Studies show that healthcare systems that prioritize primary care deliver better value to patients in the long term. Not only are patients more likely to have better outcomes, but early treatment can lead to faster recovery times and significant savings in treatment costs and wage loss. 

It’s easy to understand that when people are healthier, treatment costs are less. For instance, if a preventative mammogram catches breast cancer early, treatment can be administered earlier. If regular bloodwork shows early signs of diabetes, a primary healthcare provider can help you make lifestyle changes to avoid diabetes altogether. As Benjamin Franklin once said, “an ounce of prevention is worth a pound of cure.”

10 Most Common Diagnoses From Primary Care Physicians

1. Essential (primary) hypertension: For many adults, hypertension, commonly known as High Blood Pressure, there is no identifiable cause of high blood pressure. This type of hypertension tends to develop gradually over many years. 

2. Hyperlipidemia: Hyperlipidemia means your blood has too many lipids (or fats), such as cholesterol and triglycerides. Hypercholesterolemia, means you have too much non-HDL cholesterol and LDL (bad) cholesterol in your blood. Left untreated, this condition increases fatty deposits in arteries and increases the risk of blockages.

3. Type 2 diabetes mellitus: Type 2 diabetes is a chronic disease. It is characterized by high levels of sugar in the blood. It can cause symptoms like excessive thirst, frequent urination, and fatigue. It can also increase your risk of getting serious problems with your eyes, heart, and nerves.

4. Routine Medical Examination: Sometimes a concern is just a mild issue that is resolved easily without medical intervention. This also includes routine examinations such as bloodwork. 

5. Immunization: Increasingly common are immunizations including the yearly flu vaccine as well as the Covid-19 vaccine. Vaccinations are substances used to stimulate the production of antibodies and provide immunity against one or several diseases without inducing the disease.

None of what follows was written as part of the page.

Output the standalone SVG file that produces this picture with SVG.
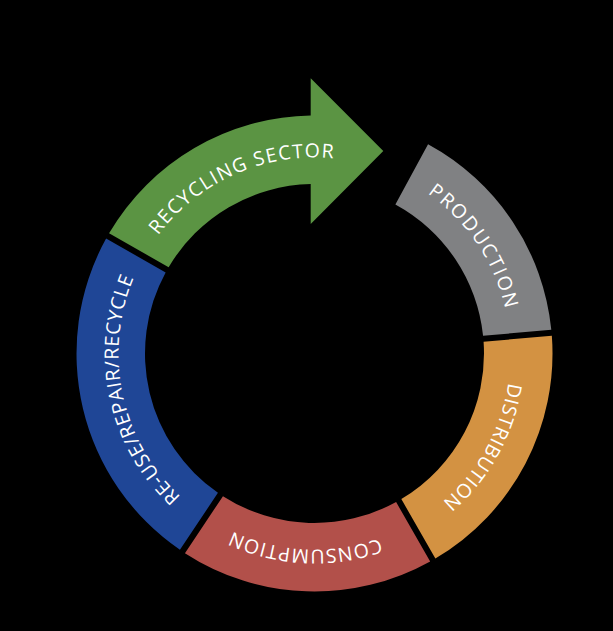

6. Hypothyroidism: Hypothyroidism or underactive thyroid is a condition in which your thyroid gland does not produce enough of certain crucial hormones.

7. Gastro-esophageal reflux disease (GERD): Occurs when stomach acid repeatedly flows back into the esophagus. This backwash (acid reflux) can irritate the lining of your esophagus.

8. Mixed hyperlipidemia: A hereditary condition that causes elevated levels of fats in the blood, such as low-density lipoprotein (LDL) cholesterol (“bad” cholesterol) and triglycerides. 

9. Exposure to COVID-19: Many visits include a rapid COVID test for same-day results, or a more accurate molecular lab test (PCR/NAAT) for results within days. Early detection can minimize symptoms and prevent the spread of the virus.

10. Atherosclerotic heart disease: Occurs when a buildup of fats, cholesterol, and other substances (called plaque) in the artery walls causes the arteries to narrow. This blocks blood flow and may develop into a blood clot.